▶ EXERCISE DIRECTIONS:
Check every line below for the string "this", and copy the lines that contain it.

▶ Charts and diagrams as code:
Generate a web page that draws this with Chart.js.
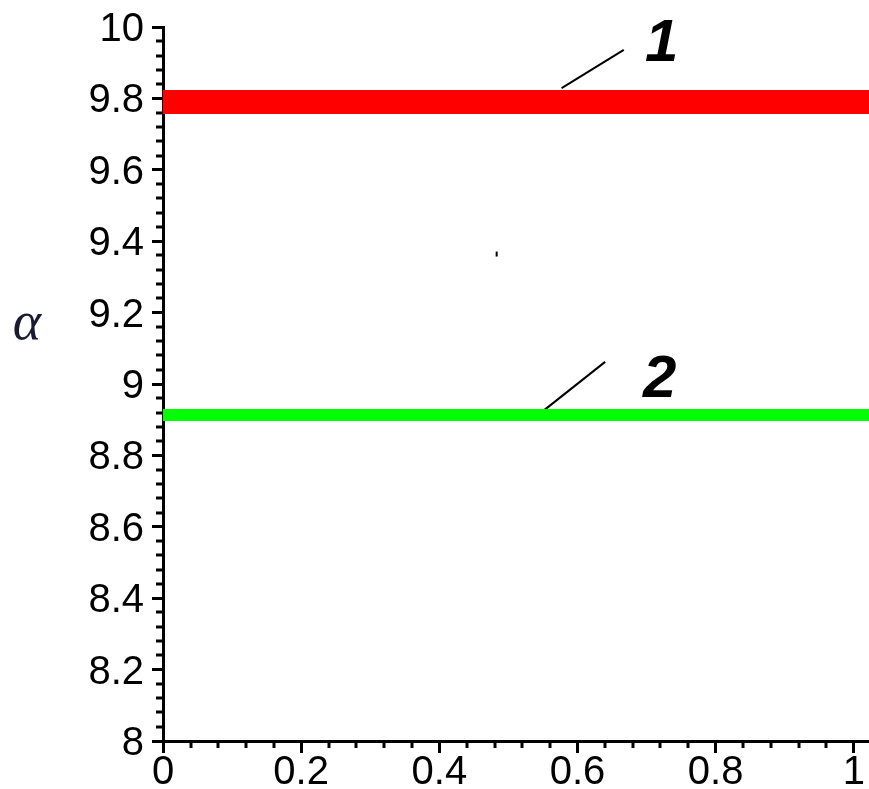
<!DOCTYPE html>
<html>
<head>
<meta charset="utf-8">
<script src="https://cdn.jsdelivr.net/npm/chart.js@4/dist/chart.umd.min.js"></script>
<style>
  html, body { margin: 0; padding: 0; background: #fff; }
  #wrap { width: 869px; height: 789px; }
</style>
</head>
<body>
<div id="wrap"><canvas id="plot" width="869" height="789"></canvas></div>
<script>
// axis ranges
const xRange = [0, 1.022]
const yRange = [8, 10]
const majorStep = 0.2
const minorStep = 0.04

// the two horizontal curves
const curveNames = ['1', '2']
const curveValues = [9.79, 8.913]
const curveColors = ['#ff0000', '#00ff00']

// leader lines from the curves to their numbers: [x0, y0, x1, y1]
const leader1 = [0.577, 9.829, 0.667, 9.936]
const leader2 = [0.550, 8.924, 0.640, 9.062]
// where the numbers sit
const nameX = [0.722, 0.719]
const nameY = [9.95, 9.011]

// stray dot in the plot
const dotX = [0.483]
const dotY = [9.364]

const yTitle = 'α'
const yTitleAt = 9.165

const datasets = []
curveValues.forEach(function (v, i) {
  datasets.push({
    label: curveNames[i],
    data: [{ x: xRange[0], y: v }, { x: xRange[1], y: v }],
    borderColor: curveColors[i],
    borderWidth: i == 0 ? 24 : 12,
    borderCapStyle: 'butt',
    pointRadius: 0
  })
})
;[leader1, leader2].forEach(function (l) {
  datasets.push({
    data: [{ x: l[0], y: l[1] }, { x: l[2], y: l[3] }],
    borderColor: '#000',
    borderWidth: 2,
    pointRadius: 0
  })
})
datasets.push({
  data: dotX.map(function (x, i) { return { x: x, y: dotY[i] } }),
  showLine: false,
  pointStyle: 'line',
  rotation: 90,
  pointRadius: 2.5,
  borderColor: '#000',
  borderWidth: 2
})

const minorTicks = {
  id: 'minorTicks',
  afterDraw(chart) {
    const ctx = chart.ctx
    const xs = chart.scales.x
    const ys = chart.scales.y
    const area = chart.chartArea
    ctx.save()
    ctx.strokeStyle = '#000'
    ctx.lineWidth = 3
    ctx.beginPath()
    for (let i = 1; i * minorStep <= 1.0001; i++) {
      if (i % 5 == 0) continue
      const px = Math.round(xs.getPixelForValue(i * minorStep))
      ctx.moveTo(px, area.bottom)
      ctx.lineTo(px, area.bottom + 7)
    }
    for (let i = 1; yRange[0] + i * minorStep < yRange[1] - 0.0001; i++) {
      if (i % 5 == 0) continue
      const py = Math.round(ys.getPixelForValue(yRange[0] + i * minorStep))
      ctx.moveTo(area.left - 7, py)
      ctx.lineTo(area.left, py)
    }
    ctx.stroke()

    // curve numbers
    ctx.fillStyle = '#000'
    ctx.font = 'italic bold 60px "Liberation Sans"'
    ctx.textAlign = 'center'
    ctx.textBaseline = 'middle'
    curveNames.forEach(function (n, i) {
      ctx.fillText(n, xs.getPixelForValue(nameX[i]), ys.getPixelForValue(nameY[i]))
    })

    // y axis title
    ctx.fillStyle = '#1a1a33'
    ctx.font = 'italic 54px "Liberation Serif"'
    ctx.fillText(yTitle, 27, ys.getPixelForValue(yTitleAt))
    ctx.restore()
  }
}

const tickFont = { family: 'Liberation Sans', size: 40 }
function fmt(v) { return String(Number(v.toFixed(1))) }

new Chart(document.getElementById('plot'), {
  type: 'line',
  data: { datasets: datasets },
  options: {
    responsive: false,
    animation: false,
    layout: { autoPadding: false, padding: { top: 27, right: 0, left: 0, bottom: 0 } },
    plugins: { legend: { display: false }, tooltip: { enabled: false } },
    scales: {
      x: {
        type: 'linear',
        min: xRange[0],
        max: xRange[1],
        z: 1,
        grid: { drawOnChartArea: false, drawTicks: true, tickLength: 12, tickColor: '#000', tickWidth: 3 },
        border: { display: true, color: '#000', width: 3 },
        ticks: { stepSize: majorStep, includeBounds: false, color: '#000', font: tickFont, padding: -4, maxRotation: 0, autoSkip: false, callback: fmt },
        afterFit(scale) {
          scale.height = 48
          scale.paddingLeft = 0
          scale.paddingRight = 0
        }
      },
      y: {
        type: 'linear',
        min: yRange[0],
        max: yRange[1],
        z: 1,
        grid: { drawOnChartArea: false, drawTicks: true, tickLength: 11, tickColor: '#000', tickWidth: 3 },
        border: { display: true, color: '#000', width: 3 },
        ticks: { stepSize: majorStep, color: '#000', font: tickFont, padding: 8, labelOffset: 3, autoSkip: false, callback: fmt },
        afterFit(scale) {
          scale.width = 163
          scale.paddingTop = 0
          scale.paddingBottom = 0
        }
      }
    }
  },
  plugins: [minorTicks]
})
</script>
</body>
</html>
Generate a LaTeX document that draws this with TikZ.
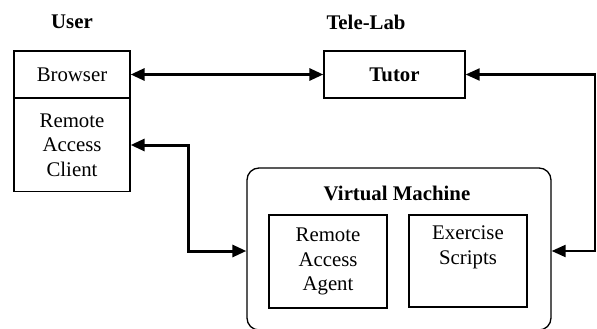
\documentclass[tikz,border=0pt]{standalone}
\usepackage{fontspec}
\setmainfont{Liberation Serif}
\usetikzlibrary{arrows.meta}
\begin{document}
\begin{tikzpicture}[x=1pt,y=-1pt,
  txt/.style={font=\fontsize{20.8}{24.5}\selectfont, align=center, inner sep=0pt},
  btxt/.style={txt, font=\fontsize{20.8}{24.5}\selectfont\bfseries},
  box/.style={txt, draw, line width=1.3pt},
  conn/.style={line width=3pt, {Triangle[length=14pt,width=12pt]}-{Triangle[length=14pt,width=12pt]}},
  connr/.style={line width=2.2pt, {Triangle[length=14pt,width=12pt]}-{Triangle[length=14pt,width=12pt]}}]
\useasboundingbox (0,0) rectangle (597,329);
\node[btxt] (user) at (72,22) {User};
\node[btxt] (telelab) at (366,22) {Tele-Lab};
\node[box, minimum width=116pt, minimum height=47pt] (browser) at (72,74.5) {Browser};
\node[box, minimum width=116pt, minimum height=93pt] (rac) at (72,145) {Remote\\Access\\Client};
\node[box, btxt, minimum width=141pt, minimum height=47pt] (tutor) at (394.5,74.5) {Tutor};
\node[box, rounded corners=12pt, minimum width=304pt, minimum height=162pt] (vm) at (399,249) {};
\node[btxt] (vmtitle) at (397,193) {Virtual Machine};
\node[box, minimum width=118pt, minimum height=93pt] (raa) at (328,261.5) {Remote\\Access\\Agent};
\node[box, minimum width=118pt, minimum height=92pt] (es) at (468,261) {Exercise\\Scripts\\\strut};
\coordinate (lc) at (188,251);
\coordinate (rc) at (595,251);
\draw[conn] (browser.east) -- (tutor.west);
\draw[conn] (rac.east) -| (lc) -- (vm.west |- lc);
\draw[connr] (tutor.east) -| (rc) -- (vm.east |- rc);
\end{tikzpicture}
\end{document}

▶ EXERCISE SOLUTION:
Generate a web page that draws this with Chart.js.
Generate a LaTeX document that draws this with TikZ.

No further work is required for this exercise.